Citizenship by naturalisation is covered in section 27 of the Nigerian Constitution with the condition that you meet requirements in section 28. Here are the requirements to become a citizen by naturalisation.

  1. You must be of full age and capacity. (18 and above)
  2. You should have good character. (Agent Smith was a bad guy, but only in the movie) A minimum of two people must testify to this, and one must be a religious minister. 
  3. You must clearly desire to reside in Nigeria and meet the residential requirements needed to become a citizen.
  4. You should be capable of contributing to the well-being of Nigeria and its citizens­ – for example, by being a regular taxpayer.
  5. The governor of the Nigerian state you want to apply to for citizenship must confirm that the community you’ll reside in welcomes you with open arms.
  6. It would help if you took an Oath of Allegiance prescribed in Schedule 7 of the Constitution.
  7. You must have lived in Nigeria continuously for 15 years before the application date. If you’ve constantly lived for 12 months in Nigeria, then over the next 20 years lived in Nigeria intermittently for periods totalling not less than 15 years, you can also apply if you meet the other requirements.
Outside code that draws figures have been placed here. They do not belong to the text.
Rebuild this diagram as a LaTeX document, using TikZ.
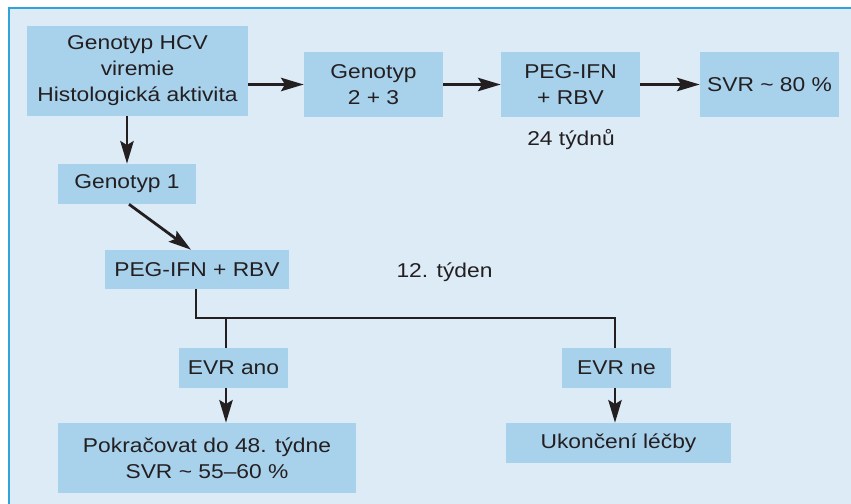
\documentclass[tikz,border=0pt]{standalone}
\usepackage{fontspec}
\setmainfont[FakeStretch=1.14]{Liberation Sans}
\usetikzlibrary{arrows.meta,calc}
\definecolor{bgblue}{HTML}{DDEBF6}
\definecolor{boxblue}{HTML}{A8D1EC}
\definecolor{frameblue}{HTML}{2FA3DC}
\definecolor{ink}{HTML}{231F20}
\tikzset{
  bx/.style={fill=boxblue, inner sep=0pt, text=ink, align=center,
    font=\fontsize{15}{19.5}\selectfont},
  lbl/.style={inner sep=0pt, text=ink, font=\fontsize{15}{19.5}\selectfont},
  conn/.style={draw=ink, line width=2.1pt, line join=miter},
  arr/.style={conn, -{Stealth[length=17pt, width=10pt, inset=3pt]}}
}
\begin{document}
\begin{tikzpicture}[x=0.75pt, y=-0.75pt]
\useasboundingbox (0,0) rectangle (851,504);
\fill[white] (0,0) rectangle (851,504);
\fill[bgblue] (9,8) rectangle (851,504);
\draw[frameblue, line width=0.9pt] (9,504) -- (9,8) -- (851,8);

\node[bx, minimum width=221*0.75pt, minimum height=90*0.75pt] (A) at (137.5,71)
  {Genotyp HCV\\viremie\\Histologická aktivita};
\node[bx, minimum width=139*0.75pt, minimum height=65*0.75pt] (B) at (373.5,84.5) {Genotyp\\2 + 3};
\node[bx, minimum width=139*0.75pt, minimum height=65*0.75pt] (C) at (570.5,84.5) {PEG-IFN\\+ RBV};
\node[bx, minimum width=139*0.75pt, minimum height=65*0.75pt] (D) at (769.5,84.5) {SVR \textasciitilde{} 80 \%};
\node[lbl] (W24) at (571,140) {24 týdnů};

\node[bx, minimum width=138*0.75pt, minimum height=40*0.75pt] (E) at (127,184) {Genotyp 1};
\node[bx, minimum width=184*0.75pt, minimum height=39*0.75pt] (F) at (197,269.5) {PEG-IFN + RBV};
\node[lbl] (W12) at (444.5,272) {12. týden};

\node[bx, minimum width=109*0.75pt, minimum height=40*0.75pt] (G) at (233.5,368) {EVR ano};
\node[bx, minimum width=109*0.75pt, minimum height=40*0.75pt] (H) at (616.5,368) {EVR ne};
\node[bx, minimum width=298*0.75pt, minimum height=70*0.75pt] (I) at (207,458)
  {Pokračovat do 48. týdne\\SVR \textasciitilde{} 55–60 \%};
\node[bx, minimum width=225*0.75pt, minimum height=40*0.75pt] (J) at (618.5,443) {Ukončení léčby};

\coordinate (bus) at (196,318);
\coordinate (bj) at (226,318);
\coordinate (hx) at (615,318);

\draw[arr] (A.east |- B.west) -- (B.west);
\draw[arr] (B.east) -- (C.west);
\draw[arr] (C.east) -- (D.west);
\draw[arr] (E.north |- A.south) -- (E.north);
\draw[arr] ($(E.south)+(2,0)$) -- ($(F.north)+(-6,0)$);
\draw[conn] (bus |- F.south) -- (bus) -- (hx) -- (hx |- H.north);
\draw[conn] (bj) -- (bj |- G.north);
\draw[arr] (bj |- G.south) -- (bj |- I.north);
\draw[arr] (hx |- H.south) -- (hx |- J.north);
\end{tikzpicture}
\end{document}
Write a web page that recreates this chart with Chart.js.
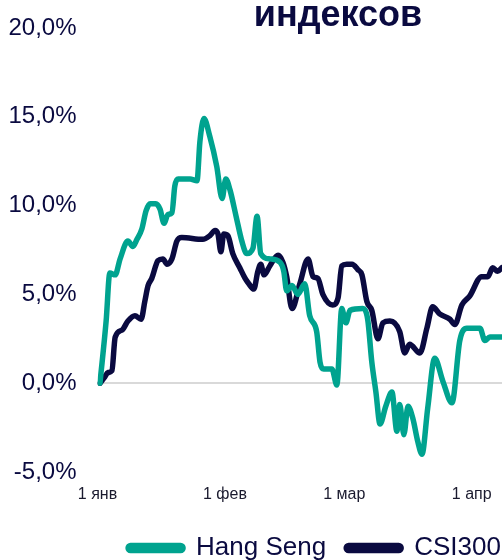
<!DOCTYPE html>
<html>
<head>
<meta charset="utf-8">
<script src="https://cdn.jsdelivr.net/npm/chart.js@4"></script>
<style>
  html, body { margin: 0; padding: 0; background: #fff; }
  body { width: 502px; height: 560px; overflow: hidden; position: relative; }
  #wrap { position: absolute; left: 0; top: 0; width: 621px; height: 571px; }
  #title {
    position: absolute; top: -4px; left: 338px; transform: translateX(-50%);
    font: bold 36px "Liberation Sans", Arial, sans-serif; line-height: 36px;
    color: #0a0a40; white-space: nowrap;
  }
</style>
</head>
<body>
<div id="wrap">
  <canvas id="chart" width="621" height="571"></canvas>
</div>
<div id="title">индексов</div>
<script>
// days since 1 Jan, % change
const hsDays = [0.6, 2.1, 3.0, 4.3, 5.5, 7.4, 8.6, 9.6, 10.8, 11.8, 12.8, 14.2, 15.2, 16.2, 17.1, 18.1, 18.8, 19.6,
  22.5, 24.2, 24.9, 25.9, 27.3, 29.0, 30.3, 31.2, 32.2, 33.7, 35.1, 36.3, 37.8, 38.8, 39.7, 41.9, 44.4, 45.3, 46.0,
  47.3, 48.7, 50.4, 51.6, 53.3, 54.1, 55.0, 57.0, 58.2, 59.4, 60.4, 61.4, 64.5, 65.7, 66.7, 67.7, 68.7, 70.1, 71.6,
  72.8, 73.5, 74.5, 75.5, 76.7, 77.9, 78.9, 80.3, 82.0, 84.0, 86.2, 88.1, 89.8, 93.0, 94.2, 95.4, 98.3];
const hangSeng = [0.0, 3.5, 6.2, 6.1, 7.0, 8.0, 7.7, 8.1, 8.7, 9.7, 10.1, 10.1, 9.8, 9.0, 9.5, 9.6, 11.1, 11.5,
  11.5, 11.4, 13.6, 14.9, 13.9, 12.2, 10.4, 11.5, 10.9, 9.4, 8.0, 7.3, 7.6, 9.4, 7.3, 7.0, 6.8, 6.3, 5.2,
  5.5, 5.0, 5.6, 3.8, 2.9, 1.2, 0.8, 0.8, -0.1, 4.2, 3.4, 4.1, 4.2, 3.6, 1.2, -0.5, -2.3, -1.3, -0.5,
  -2.7, -1.2, -2.9, -1.3, -2.0, -3.3, -4.0, -1.4, 1.4, 0.1, -1.1, 2.4, 3.1, 3.1, 2.4, 2.6, 2.6];

const csiDays = [0.6, 1.6, 2.6, 3.5, 4.3, 6.0, 7.4, 9.1, 10.6, 11.5, 12.3, 13.2, 14.7, 15.9, 16.9, 18.1, 19.3, 20.5,
  25.6, 27.3, 28.6, 29.3, 30.0, 30.7, 31.7, 32.9, 34.6, 35.9, 36.8, 38.0, 39.0, 39.7, 40.5, 41.9, 43.9, 45.1, 46.0,
  47.3, 49.2, 51.2, 52.4, 53.6, 54.8, 57.2, 58.5, 59.4, 60.6, 61.9, 63.3, 64.3, 65.5, 66.7, 68.2, 69.4, 71.1,
  73.5, 74.7, 75.9, 78.4, 80.1, 81.5, 83.2, 85.7, 86.9, 88.6, 90.5, 93.4, 94.9, 96.1, 97.3, 98.3];
const csi300 = [0.0, 0.3, 0.6, 0.7, 2.6, 3.0, 3.5, 3.8, 3.6, 4.6, 5.5, 5.9, 6.9, 7.0, 6.7, 7.0, 8.0, 8.2,
  8.1, 8.3, 8.6, 8.4, 7.4, 8.4, 8.3, 7.3, 6.5, 5.9, 5.6, 5.3, 6.3, 6.7, 6.1, 6.6, 7.2, 6.8, 6.0,
  4.2, 5.6, 7.0, 6.0, 5.9, 5.0, 4.4, 4.8, 6.6, 6.7, 6.7, 6.4, 6.1, 4.6, 4.1, 2.5, 3.4, 3.5,
  2.9, 1.7, 2.2, 1.7, 3.1, 4.3, 3.9, 3.6, 3.3, 4.4, 4.9, 6.0, 6.0, 6.5, 6.3, 6.5];

const tickDays = [0, 31, 60, 91];
const tickLabels = ['1 янв', '1 фев', '1 мар', '1 апр'];

const NAVY = '#0a0a40';
const TEAL = '#00a38f';
const FONT = "'Liberation Sans', Arial, sans-serif";

function toPoints(xs, ys) {
  return xs.map((x, i) => ({ x: x, y: ys[i] }));
}

const lineStyle = {
  borderWidth: 5.5,
  pointRadius: 0,
  fill: false,
  cubicInterpolationMode: 'monotone',
  borderJoinStyle: 'round',
  borderCapStyle: 'round'
};

new Chart(document.getElementById('chart'), {
  type: 'line',
  data: {
    datasets: [
      Object.assign({ label: 'Hang Seng', data: toPoints(hsDays, hangSeng), borderColor: TEAL, backgroundColor: TEAL }, lineStyle),
      Object.assign({ label: 'CSI300', data: toPoints(csiDays, csi300), borderColor: NAVY, backgroundColor: NAVY }, lineStyle)
    ]
  },
  options: {
    responsive: false,
    animation: false,
    layout: { padding: { left: 8, top: 28, right: 0, bottom: 0 } },
    plugins: {
      tooltip: { enabled: false },
      legend: {
        position: 'bottom',
        labels: {
          boxWidth: 55,
          boxHeight: 5,
          useBorderRadius: true,
          borderRadius: 2.5,
          padding: 20,
          color: NAVY,
          font: { family: FONT, size: 26 }
        }
      }
    },
    scales: {
      x: {
        type: 'linear',
        min: 0,
        max: 127.3,
        grid: { display: false },
        border: { display: false },
        afterBuildTicks: (scale) => {
          scale.ticks = tickDays.map(v => ({ value: v }));
        },
        afterFit: (scale) => { scale.height = 43; },
        ticks: {
          autoSkip: false,
          maxRotation: 0,
          padding: 5,
          color: '#1a1a2e',
          font: { family: FONT, size: 16 },
          callback: (v) => {
            const i = tickDays.indexOf(v);
            return i >= 0 ? tickLabels[i] : '';
          }
        }
      },
      y: {
        min: -5,
        max: 20,
        border: { display: false },
        afterFit: (scale) => {
          scale.width = 89.5;
          scale.paddingTop = 0;
          scale.paddingBottom = 0;
        },
        grid: {
          drawTicks: false,
          lineWidth: 2,
          color: (ctx) => (ctx.tick && ctx.tick.value === 0 ? '#d9d9d9' : 'rgba(0,0,0,0)')
        },
        ticks: {
          stepSize: 5,
          padding: 21,
          color: NAVY,
          font: { family: FONT, size: 24 },
          callback: (v) => v.toFixed(1).replace('.', ',') + '%'
        }
      }
    }
  }
});
</script>
</body>
</html>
Before we forget, if you want to acquire Nigerian citizenship by registration or by naturalisation, you must first renounce your citizenship of any other country you may have previously, unless the citizenship was acquired by birth. 

There you go. Now you know the Nigerian citizenship types and how to acquire them. Please don’t say we didn’t do anything for you, Agent Smith. You’re welcome.